Future of D
German Diago
germandiago1983 at gmail.com
Tue Dec 15 13:40:59 UTC 2020
On Monday, 14 December 2020 at 19:42:41 UTC, aberba wrote:
> On Sunday, 13 December 2020 at 23:08:05 UTC, IGotD- wrote:
>> On Sunday, 13 December 2020 at 22:53:31 UTC, Paul Backus wrote:
>>>
>>> It's easy to sit around in our armchairs pontificating about
>>> how, if only "the D community" (read: someone else) would do
>>> X, Y, or Z, all of our problems would be solved.
>>>
>>> It's harder, but ultimately much more rewarding, to roll up
>>> one's sleeves and actually make a positive contribution.
>>
>> This is not a one man job which someone can make a neat
>> preview of. It's a decision that has to be made from the
>> maintainers so that several people can start working with such
>> a big task. Also documenting what needs to be done. This ties
>> into the original post with the blog post, that the D project
>> has problems with rallying people towards a common goal (which
>> today is very vague).
>>
>> People starting to add and change things randomly and then
>> hoping that it will be accepted and be merged isn't really a
>> good way to run a project.
>
> Very well put.
>
> The main point of my post is that "What needs to be done" isn't
> documented so unless you've spent some time in the community to
> identify the issues out of experience or see them as they pop
> up here in the forum.
>
> Hence D needs a Project Manager in addition to the PR Manager
> (wait what happened to the PR manager?). I know devs don't like
> project managers but the absence of such a person might not
> speak well to certain companies/individuals looking to invest
> in D (even if they like it). Isn't that one of the reasons why
> we have a foundation in the first place? Without knowing the
> high-level roadmap or core language priorities, what's there to
> invest in? What about those looking for interesting problems
> for their thesis? New volunteers?
>
> BeerConf has created room for community members to chat and
> discuss D issues, and some ideas/mobilization has come from
> that. It's a similar thing for why there needs to be a roadmap
> or (at least) a priority list of some kind.
>
The project management stuff is totally true. I have been
following D for like 15 years (I think) and D seems to have a
permanent identity crisis. Set the priority and stick to it and
give confidence. Yes, do it: refuse big stuff that does not
fullfill thr goal. Do it. Even if someone gets pissed.

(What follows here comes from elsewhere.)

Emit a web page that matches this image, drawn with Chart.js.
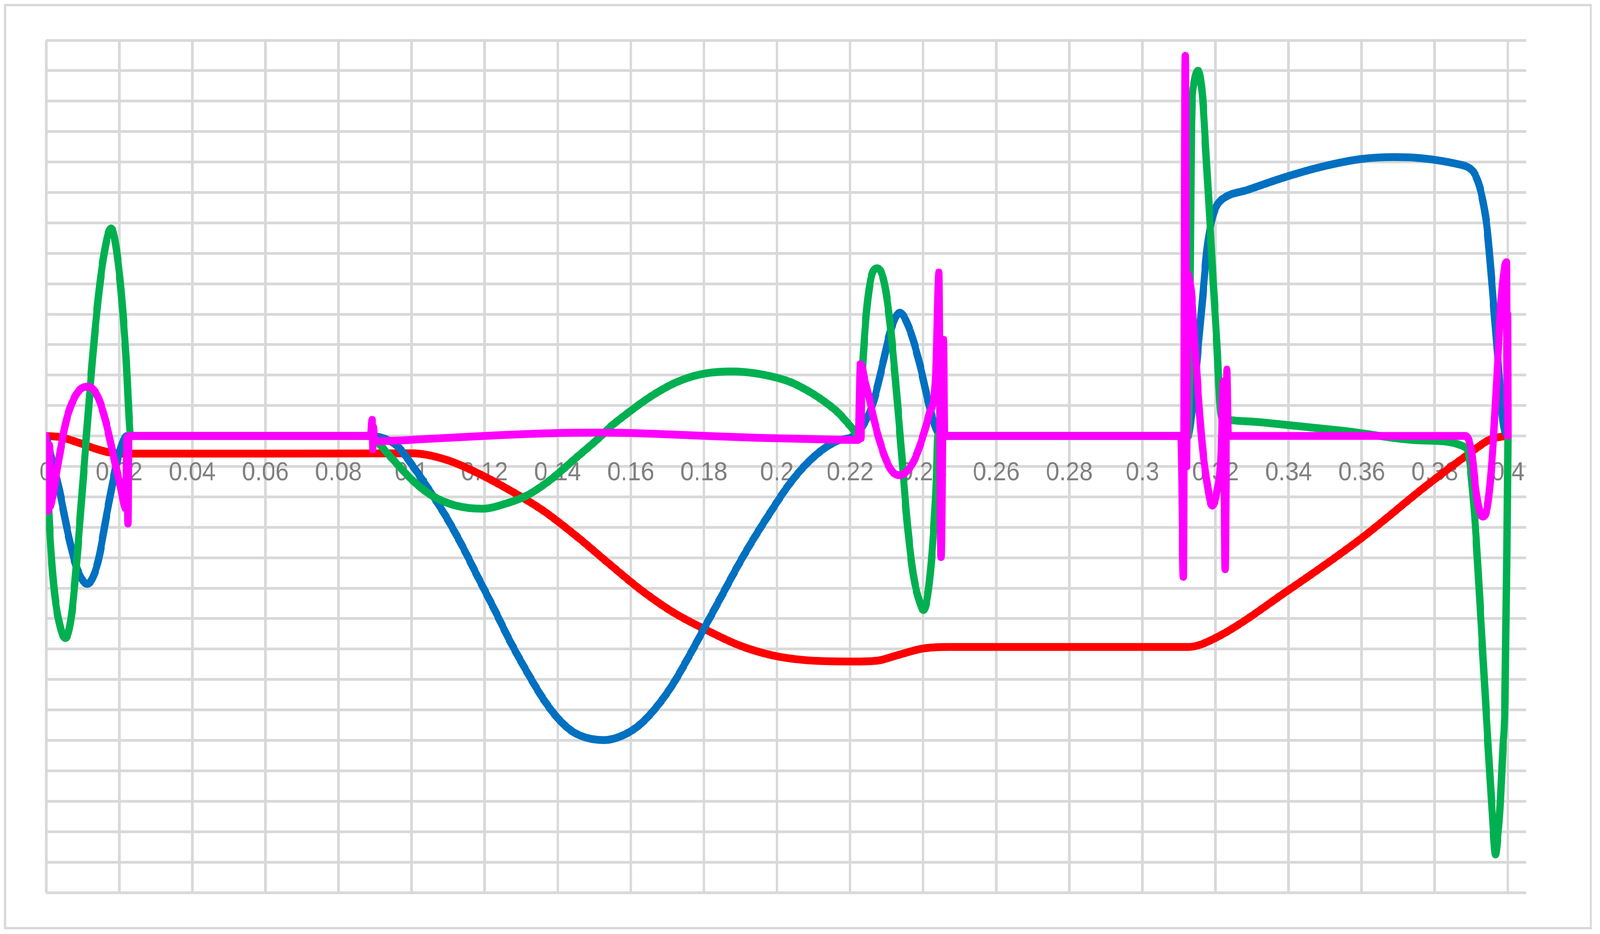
<!DOCTYPE html>
<html>
<head>
<meta charset="utf-8">
<title>Chart</title>
<script src="https://cdn.jsdelivr.net/npm/chart.js@4.4.1/dist/chart.umd.min.js"></script>
<style>
    html, body { margin: 0; padding: 0; width: 100%; height: 100%; background: #fff; overflow: hidden; }
    #viewport { position: fixed; left: 0; top: 0; width: 100vw; height: 100vh; overflow: hidden; }
    #wrap  { position: absolute; left: 0; top: 0; width: 4379px; height: 2390px; transform-origin: 0 0; }
    #frame { position: absolute; left: 11px; top: 10px; width: 4346px; height: 2368px;
             box-sizing: border-box; border: 6px solid #d9d9d9; pointer-events: none; }
    canvas { position: absolute; left: 0; top: 0; }
</style>
</head>
<body>
<div id="viewport">
    <div id="wrap">
        <canvas id="chart" width="4379" height="2390"></canvas>
        <div id="frame"></div>
    </div>
</div>
<script>
// ── Data ──────────────────────────────────────────────────────
const xTicks = [0, 0.02, 0.04, 0.06, 0.08, 0.1, 0.12, 0.14, 0.16, 0.18, 0.2,
                0.22, 0.24, 0.26, 0.28, 0.3, 0.32, 0.34, 0.36, 0.38, 0.4];

const blueX = [0, 0.0035, 0.0063, 0.0084, 0.0113, 0.0141, 0.0169, 0.0197, 0.0222,
    0.088, 0.0958, 0.1003, 0.1047, 0.1092, 0.1137, 0.1181, 0.1226, 0.127, 0.1315,
    0.136, 0.1404, 0.1449, 0.1527, 0.1583, 0.1628, 0.1672, 0.1717, 0.1761, 0.1806,
    0.1851, 0.1895, 0.194, 0.1985, 0.2029, 0.2074, 0.2119, 0.2163, 0.2214, 0.2241,
    0.2264, 0.2291, 0.2311, 0.2336, 0.2364, 0.2391, 0.2414, 0.2434, 0.2448,
    0.3124, 0.3137, 0.3151, 0.3164, 0.3177, 0.3191, 0.3204, 0.3222, 0.3289, 0.34,
    0.3496, 0.36, 0.3691, 0.3748, 0.38, 0.3863, 0.3889, 0.3906, 0.392, 0.3932,
    0.3943, 0.3957, 0.3973, 0.3987, 0.4];
const blueY = [0, -1.69, -3.36, -4.33, -4.86, -4.19, -2.38, -0.71, 0,
    0, -0.3, -0.98, -1.75, -2.6, -3.57, -4.62, -5.68, -6.75, -7.73,
    -8.63, -9.32, -9.77, -9.99, -9.81, -9.45, -8.88, -8.12, -7.2, -6.2,
    -5.2, -4.22, -3.3, -2.45, -1.66, -1.0, -0.5, -0.17, 0.03, 0.46,
    1.12, 2.45, 3.47, 4.05, 3.47, 2.34, 1.12, 0.28, 0,
    0, 1.0, 2.73, 4.45, 6.17, 7.16, 7.58, 7.81, 8.09, 8.54,
    8.86, 9.10, 9.16, 9.14, 9.07, 8.93, 8.84, 8.67, 8.29, 7.69,
    6.83, 4.88, 2.48, 0.41, 0];

const greenX = [0, 0.0007, 0.0021, 0.0039, 0.0053, 0.007, 0.0091, 0.0113, 0.0134,
    0.0155, 0.0178, 0.02, 0.0218, 0.0232,
    0.089, 0.0904, 0.094, 0.1003, 0.1056, 0.1119, 0.1195, 0.1253, 0.1315, 0.1378,
    0.1449, 0.152, 0.1544, 0.1588, 0.1633, 0.1678, 0.1722, 0.1767, 0.1812, 0.1874,
    0.1945, 0.2035, 0.2079, 0.2124, 0.2169, 0.2199, 0.2224,
    0.2234, 0.2244, 0.2257, 0.2274, 0.2291, 0.2307, 0.2324, 0.2341,
    0.2357, 0.2374, 0.2391, 0.2401, 0.2414, 0.2427, 0.2436, 0.244,
    0.3126, 0.3131, 0.3134, 0.3141, 0.3152, 0.3164, 0.3174, 0.3184, 0.3194, 0.3204,
    0.3211, 0.3216, 0.3224, 0.3324, 0.355, 0.3773, 0.3887, 0.3907, 0.3924, 0.3941,
    0.3955, 0.3962, 0.3966, 0.3971, 0.3978, 0.3986, 0.3992, 0.3997, 0.4];
const greenY = [0, -2.38, -4.89, -6.28, -6.64, -5.86, -3.07, 0.40, 3.46,
    5.69, 6.82, 5.41, 2.77, 0,
    0, -0.16, -0.65, -1.46, -1.96, -2.28, -2.39, -2.24, -1.96, -1.46,
    -0.73, 0.01, 0.3, 0.72, 1.12, 1.47, 1.75, 1.95, 2.07, 2.12,
    2.05, 1.78, 1.52, 1.18, 0.75, 0.35, 0.05,
    2.25, 3.95, 5.17, 5.51, 5.17, 3.95, 1.87, -0.57,
    -2.93, -4.63, -5.48, -5.72, -5.09, -3.39, -1.52, 0,
    0, 5.92, 10.22, 11.57, 12.0, 11.2, 9.23, 7.16, 4.95, 2.97,
    1.2, 0.62, 0.55, 0.45, 0.17, -0.15, -0.39, -2.3, -5.6, -9.2,
    -12.0, -13.3, -13.75, -13.3, -12.3, -10.29, -8.7, -3.9, 0];

const redX = [0, 0.004, 0.0084, 0.0141, 0.0183, 0.0225, 0.06, 0.1003, 0.1092, 0.1181,
    0.127, 0.136, 0.1449, 0.1538, 0.1628, 0.1717, 0.1806, 0.1895, 0.1985, 0.2074,
    0.2208, 0.2275, 0.233, 0.24, 0.247, 0.28, 0.3126, 0.3196, 0.34, 0.3598, 0.3774,
    0.3894, 0.395, 0.399, 0.4];
const redY = [0, -0.04, -0.2, -0.44, -0.56, -0.58, -0.58, -0.57, -0.77, -1.22,
    -1.79, -2.45, -3.27, -4.17, -5.06, -5.80, -6.37, -6.87, -7.20, -7.36,
    -7.41, -7.38, -7.2, -6.98, -6.93, -6.93, -6.93, -6.66, -5.06, -3.37, -1.66,
    -0.58, -0.12, -0.01, 0];

const magentaX = [0, 0.0006, 0.0009, 0.0012, 0.0014, 0.0028, 0.0042, 0.0056, 0.0077,
    0.0099, 0.0116, 0.0141, 0.0162, 0.0183, 0.0204, 0.0218, 0.0222, 0.0224, 0.0226,
    0.0888, 0.0892, 0.0894, 0.0896, 0.0899, 0.091, 0.1053, 0.1231, 0.141, 0.15,
    0.1588, 0.1767, 0.1945, 0.2124, 0.2222, 0.2228, 0.223, 0.2232, 0.2237, 0.2251,
    0.2267, 0.2284, 0.2301, 0.2317, 0.2337, 0.2357, 0.2377, 0.2397, 0.2417, 0.2434,
    0.2443, 0.2449, 0.2456, 0.2459,
    0.3105, 0.3112, 0.3117, 0.3121, 0.3125, 0.3129, 0.3134, 0.3144, 0.3154, 0.3164,
    0.3174, 0.3191, 0.3204, 0.3214, 0.3222, 0.3226, 0.3231, 0.3235,
    0.3884, 0.3901, 0.3911, 0.3921, 0.3931, 0.3944, 0.3957, 0.3971, 0.3981, 0.3996,
    0.3998, 0.3999, 0.4];
const magentaY = [0, -2.46, -0.3, -2.3, -2.24, -1.27, -0.29, 0.54, 1.24,
    1.58, 1.62, 1.31, 0.54, -0.57, -1.69, -2.38, -0.05, -2.88, 0,
    0, 0.53, -0.44, 0.3, -0.17, -0.17, -0.09, 0.02, 0.10, 0.11,
    0.10, 0.02, -0.06, -0.11, -0.13, 2.36, -0.07, 2.3, 2.0, 1.31,
    0.46, -0.29, -0.86, -1.19, -1.29, -1.14, -0.76, -0.10, 0.74, 1.87,
    5.37, -3.98, 3.16, 0,
    0, -4.63, 12.49, -1.0, 5.31, 5.1, 4.70, 2.86, 1.14, -0.34,
    -1.32, -2.29, -1.81, -0.83, 1.8, -4.38, 2.18, 0,
    0, -0.55, -1.66, -2.38, -2.65, -2.31, -0.71, 2.17, 4.4, 5.71,
    1.0, 4.0, 0];

// ── Stretch the 4379×2390 layout over the real viewport ───────
const DESIGN_W = 4379, DESIGN_H = 2390;
const sx = (window.innerWidth  / DESIGN_W) || 1;
const sy = (window.innerHeight / DESIGN_H) || 1;
document.getElementById('wrap').style.transform = 'scale(' + sx + ',' + sy + ')';

// ── Helpers ───────────────────────────────────────────────────
const toPoints = (xs, ys) => xs.map((x, i) => ({ x: x, y: ys[i] }));

const GRID = '#d9d9d9';

function series(label, xs, ys, color, order) {
    return {
        label: label,
        data: toPoints(xs, ys),
        borderColor: color,
        backgroundColor: color,
        borderWidth: 20,
        borderCapStyle: 'round',
        borderJoinStyle: 'round',
        cubicInterpolationMode: 'monotone',
        pointRadius: 0,
        pointHoverRadius: 0,
        fill: false,
        clip: 0,
        order: order,
    };
}

// ── Chart ─────────────────────────────────────────────────────
new Chart(document.getElementById('chart').getContext('2d'), {
    type: 'line',
    data: {
        datasets: [
            series('Magenta', magentaX, magentaY, '#FF00FF', 0),
            series('Green',   greenX,   greenY,   '#00B050', 1),
            series('Blue',    blueX,    blueY,    '#0070C0', 2),
            series('Red',     redX,     redY,     '#FF0000', 3),
        ],
    },
    options: {
        responsive: false,
        devicePixelRatio: (window.devicePixelRatio || 1) * Math.max(sx, sy),
        animation: false,
        events: [],
        layout: { padding: { left: 126, right: 202, top: 103, bottom: 106 } },
        plugins: {
            legend:  { display: false },
            tooltip: { enabled: false },
        },
        scales: {
            x: {
                type: 'linear',
                min: 0,
                max: 0.405,
                position: { y: 0 },
                border: { display: false },
                grid: { color: GRID, lineWidth: 7, drawTicks: false },
                afterBuildTicks: axis => {
                    axis.ticks = xTicks.map(v => ({ value: v }));
                },
                ticks: {
                    color: '#808080',
                    padding: 56,
                    autoSkip: false,
                    maxRotation: 0,
                    minRotation: 0,
                    font: { family: 'Liberation Sans', size: 66 },
                    callback: v => String(parseFloat(Number(v).toFixed(2))),
                },
            },
            y: {
                type: 'linear',
                min: -15,
                max: 13,
                border: { display: false },
                grid: { color: GRID, lineWidth: 7, drawTicks: false },
                ticks: { display: false, stepSize: 1 },
            },
        },
    },
});
</script>
</body>
</html>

In fact, even if D has a lot of nice things and is technically
nice, it has a lack of vision. However, what I see here is people
throwing random ideas as it has always happened. Like this, I
think D goes nowhere. It is a pitty bc it has potential. But
discussing and throwing random PRs is not going to cut it.
Decisions need to be taken. For example (not a proposal at all):
memory safety with live, RC, optional GC and the superior tool
for GUI and server-side backend. Once decided, stick to it. Any
language I have seen that is successful has direction: Go,
Rust... even Nim looks more convinced of where they are heading.

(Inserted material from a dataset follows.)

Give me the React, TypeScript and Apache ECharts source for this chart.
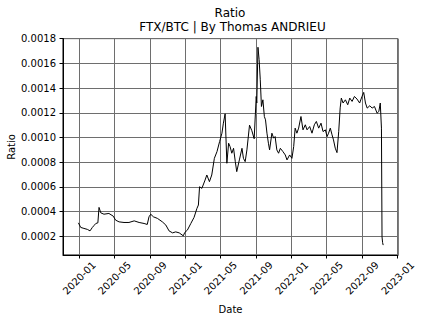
import React, { useEffect, useRef } from "react";
import * as echarts from "echarts";

const dates: string[] = [
  "2019-12-29", "2020-01-06", "2020-01-17", "2020-01-29", "2020-02-07", "2020-02-15", "2020-02-21", "2020-02-27",
  "2020-03-05", "2020-03-09", "2020-03-15", "2020-03-26", "2020-04-12", "2020-04-27", "2020-05-05", "2020-05-17",
  "2020-06-03", "2020-06-20", "2020-07-08", "2020-07-25", "2020-08-11", "2020-08-22", "2020-08-28", "2020-09-03",
  "2020-09-12", "2020-09-26", "2020-10-13", "2020-10-25", "2020-11-05", "2020-11-17", "2020-11-28", "2020-12-10",
  "2020-12-24", "2020-12-29", "2021-01-07", "2021-01-19", "2021-01-30", "2021-02-09", "2021-02-14", "2021-02-18",
  "2021-02-26", "2021-03-09", "2021-03-15", "2021-03-24", "2021-04-01", "2021-04-10", "2021-04-19", "2021-04-28",
  "2021-05-06", "2021-05-11", "2021-05-17", "2021-05-23", "2021-05-29", "2021-06-03", "2021-06-09", "2021-06-15",
  "2021-06-21", "2021-06-26", "2021-07-05", "2021-07-14", "2021-07-19", "2021-07-25", "2021-07-31", "2021-08-09",
  "2021-08-17", "2021-08-25", "2021-09-01", "2021-09-03", "2021-09-07", "2021-09-11", "2021-09-15", "2021-09-19",
  "2021-09-24", "2021-09-29", "2021-10-03", "2021-10-08", "2021-10-13", "2021-10-17", "2021-10-25", "2021-10-31",
  "2021-11-05", "2021-11-11", "2021-11-17", "2021-11-23", "2021-12-02", "2021-12-10", "2021-12-16", "2021-12-25",
  "2022-01-02", "2022-01-08", "2022-01-13", "2022-01-19", "2022-01-25", "2022-02-02", "2022-02-09", "2022-02-17",
  "2022-02-23", "2022-03-04", "2022-03-12", "2022-03-20", "2022-03-27", "2022-04-04", "2022-04-12", "2022-04-19",
  "2022-04-27", "2022-05-03", "2022-05-08", "2022-05-14", "2022-05-20", "2022-05-25", "2022-05-31", "2022-06-06",
  "2022-06-12", "2022-06-17", "2022-06-21", "2022-06-27", "2022-07-05", "2022-07-13", "2022-07-20", "2022-07-28",
  "2022-08-05", "2022-08-14", "2022-08-23", "2022-08-31", "2022-09-06", "2022-09-12", "2022-09-18", "2022-09-27",
  "2022-10-05", "2022-10-13", "2022-10-22", "2022-10-28", "2022-11-02", "2022-11-06", "2022-11-08", "2022-11-10",
  "2022-11-12",
];

const ratio: number[] = [
  0.00031, 0.000273, 0.000265, 0.000257, 0.000245, 0.000273, 0.000289, 0.000305,
  0.00031, 0.000435, 0.000391, 0.00038, 0.000386, 0.000364, 0.000332, 0.000318,
  0.000313, 0.000313, 0.000326, 0.000313, 0.000305, 0.000297, 0.000359, 0.00038,
  0.000359, 0.000346, 0.000318, 0.000292, 0.000245, 0.000229, 0.000237, 0.000229,
  0.000205, 0.000232, 0.000251, 0.000305, 0.000354, 0.000427, 0.000454, 0.000602,
  0.000589, 0.000656, 0.000697, 0.000643, 0.000697, 0.000832, 0.000886, 0.000967,
  0.001035, 0.001116, 0.001192, 0.000792, 0.000954, 0.000927, 0.000873, 0.000913,
  0.000805, 0.000724, 0.000819, 0.000913, 0.000832, 0.000805, 0.0009, 0.0011,
  0.001055, 0.00099, 0.001332, 0.001279, 0.00173, 0.00163, 0.001467, 0.001251,
  0.001305, 0.00117, 0.001143, 0.001035, 0.000954, 0.0009, 0.001035, 0.000995,
  0.001008, 0.0009, 0.000873, 0.000913, 0.000886, 0.000859, 0.000819, 0.000859,
  0.000832, 0.000927, 0.001076, 0.001035, 0.001076, 0.00117, 0.001062, 0.001103,
  0.001062, 0.001089, 0.001035, 0.001103, 0.00113, 0.001076, 0.001116, 0.001048,
  0.001062, 0.001008, 0.001035, 0.001076, 0.001022, 0.000981, 0.000914, 0.000878,
  0.00105, 0.00124, 0.001319, 0.001279, 0.001305, 0.001265, 0.001319, 0.001292,
  0.001332, 0.001311, 0.001279, 0.001332, 0.001365, 0.001279, 0.001238, 0.001257,
  0.001238, 0.001251, 0.001197, 0.00121, 0.001279, 0.001076, 0.000197, 0.00015,
  0.00013,
];

const xTickLabels: string[] = [
  "2020-01", "2020-05", "2020-09", "2021-01", "2021-05", "2021-09",
  "2022-01", "2022-05", "2022-09", "2023-01",
];

const yTicks: number[] = [0.0002, 0.0004, 0.0006, 0.0008, 0.001, 0.0012, 0.0014, 0.0016, 0.0018];

const X_MIN = "2019-11-06";
const X_MAX = "2023-01-02";
const Y_MIN = 0.00005;
const Y_MAX = 0.0018;

const toUTC = (s: string): number => {
  const p = s.split("-").map(Number);
  return Date.UTC(p[0], p[1] - 1, p[2] || 1);
};

const FONT = "DejaVu Sans";

export default function App() {
  const ref = useRef<HTMLDivElement>(null);

  useEffect(() => {
    if (!ref.current) return;
    const chart = echarts.init(ref.current, undefined, { renderer: "svg" });
    const data = dates.map((d, i) => [toUTC(d), ratio[i]]);
    const xTicks = xTickLabels.map((s) => toUTC(s + "-01"));

    chart.setOption({
      animation: false,
      backgroundColor: "#ffffff",
      textStyle: { fontFamily: FONT },
      grid: {
        left: 63,
        top: 38.6,
        right: 23,
        bottom: 67,
        show: true,
        borderColor: "#000000",
        borderWidth: 1,
        backgroundColor: "transparent",
      },
      xAxis: {
        type: "value",
        min: toUTC(X_MIN),
        max: toUTC(X_MAX),
        axisLine: { show: true, onZero: false, lineStyle: { color: "#000000", width: 1 } },
        axisTick: {
          show: true,
          length: 3.5,
          inside: false,
          customValues: xTicks,
          lineStyle: { color: "#000000", width: 1 },
        },
        splitLine: { show: true, lineStyle: { color: "#6e6e6e", width: 1 } },
        axisLabel: {
          customValues: xTicks,
          rotate: 45,
          align: "center",
          verticalAlign: "middle",
          margin: 23,
          fontSize: 10,
          fontFamily: FONT,
          color: "#000000",
          showMinLabel: true,
          showMaxLabel: true,
          formatter: (v: number) => {
            const d = new Date(v);
            const m = d.getUTCMonth() + 1;
            return d.getUTCFullYear() + "-" + (m < 10 ? "0" + m : "" + m);
          },
        },
      },
      yAxis: {
        type: "value",
        min: Y_MIN,
        max: Y_MAX,
        axisLine: { show: true, lineStyle: { color: "#000000", width: 1 } },
        axisTick: {
          show: true,
          length: 3.5,
          inside: false,
          customValues: yTicks,
          lineStyle: { color: "#000000", width: 1 },
        },
        splitLine: { show: true, lineStyle: { color: "#6e6e6e", width: 1 } },
        axisLabel: {
          customValues: yTicks,
          margin: 7,
          fontSize: 10,
          fontFamily: FONT,
          color: "#000000",
          formatter: (v: number) => v.toFixed(4),
        },
      },
      series: [
        {
          type: "line",
          data,
          symbol: "none",
          smooth: false,
          lineStyle: { color: "#000000", width: 1 },
        },
      ],
      graphic: [
        {
          type: "text",
          x: 230,
          y: 13.3,
          style: {
            text: "Ratio",
            fontSize: 12,
            fontFamily: FONT,
            fill: "#000000",
            align: "center",
            verticalAlign: "middle",
          },
        },
        {
          type: "text",
          x: 232.5,
          y: 27,
          style: {
            text: "FTX/BTC | By Thomas ANDRIEU",
            fontSize: 12,
            fontFamily: FONT,
            fill: "#000000",
            align: "center",
            verticalAlign: "middle",
          },
        },
        {
          type: "text",
          x: 11.5,
          y: 147,
          rotation: Math.PI / 2,
          style: {
            text: "Ratio",
            fontSize: 10,
            fontFamily: FONT,
            fill: "#000000",
            align: "center",
            verticalAlign: "middle",
          },
        },
        {
          type: "text",
          x: 230.5,
          y: 309,
          style: {
            text: "Date",
            fontSize: 10,
            fontFamily: FONT,
            fill: "#000000",
            align: "center",
            verticalAlign: "middle",
          },
        },
      ],
    });

    return () => {
      chart.dispose();
    };
  }, []);

  return (
    <div
      ref={ref}
      style={{ position: "absolute", left: 0, top: 0, width: 421, height: 322 }}
    />
  );
}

This kind of discussions are not going to fix anything. It is a
let us talk what comes from the top off my head with zero
direction permanently. Better to get serious surveys (I say this
because since I started to follow D, it is a perpetual thing
that every once in a short while a post liie this arises. Energy
that couldu probably be spent in setting direction (namely,
taking decisions) and executing.
I know it is easy to critizice without doing anything but I have
a severe lack of free time at this point. Just my two cents.
> Individualism simply isn't going to cut it.